Big, distributed, and fast: Ehcache sucks up search
Java for the NoSQL generation
Open sourcers running the Ehcache distributed Java cache can now search their data in near real-time by harnessing lashed-together servers.
Terracotta, which bought the Ehcache project in 2009, has released Ehcache 2.4. It features an API extension that lets you perform object-level queries of data held in memory. The API is backwards compatible, so should work on older versions of Ehcache.
According to Terracotta, this lets you avoid performance bottlenecks encountered when crunching large amounts of data on a single server. Also, in using general purpose caching with your existing servers, you can sidestep expensive hardware appliances that funnel data through hundreds of cores, terabytes of memory, and Infiniband.
Terracotta said its architecture targets people crunching terabytes of data, rather than petabytes, and it claims searches of 48 seconds can now be executed in just half a second.
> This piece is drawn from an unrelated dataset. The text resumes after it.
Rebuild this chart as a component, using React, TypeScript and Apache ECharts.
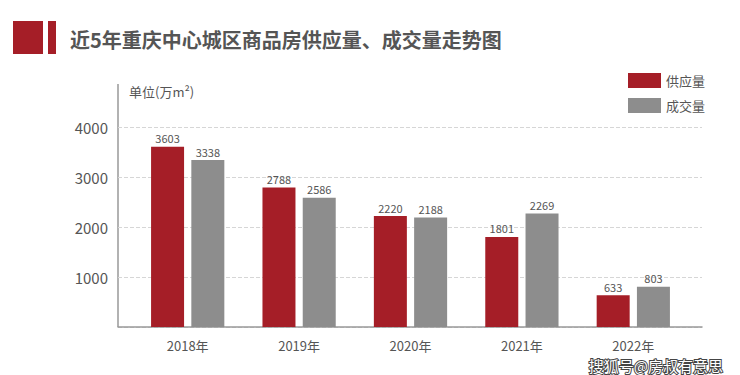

Because Ehcache is built Java, you can also build search queries using Java rather than build search queries using a different query language.
Terracotta said it's in talks with business-intelligence tools vendors to plug their tools into the API to enable more sophisticated slicing and dicing of data.
The Ehcache project is used in about 70 per cent of Java caching. The ability to query data held in memory using the system comes as big-data providers look for ways help customers make sense of the information quickly amassing in their big-data silos.
Customers have been deploying a host of NoSQL architectures to catch data because NoSQL is seen as faster and more scalable than SQL databases in large server farms and on large web sites.
But inevitably, people now want to query the information gathered - data like searches, personal updates, and Tweets - but the search tools have been lacking.
Last month, open-source BI vendor Jaspersoft announced its Native Reporting Big Data project to build connectors that can natively query data in NoSQL databases and other stores.
Jaspersoft's project currently offers connectors for NoSQL databases Cassandra, CouchDB, MongoDB, Riak, and Neo4j; the Hadoop and Infinispan data crunching frameworks; key-value store Redis; and massively parallel processing (MMP) analytic database Vertica bought by Hewlett Packard this week.
Terracotta says Ehcache 2.4 is different from the NoSQL stable becuase it offers "tried and tested" enterprise Java that fits into existing Java architectures with "strongly consistent" data across different nodes. "We see ourselves as a bridge between the traditional and the new," Terracotta chief executive Amit Pandey said. ®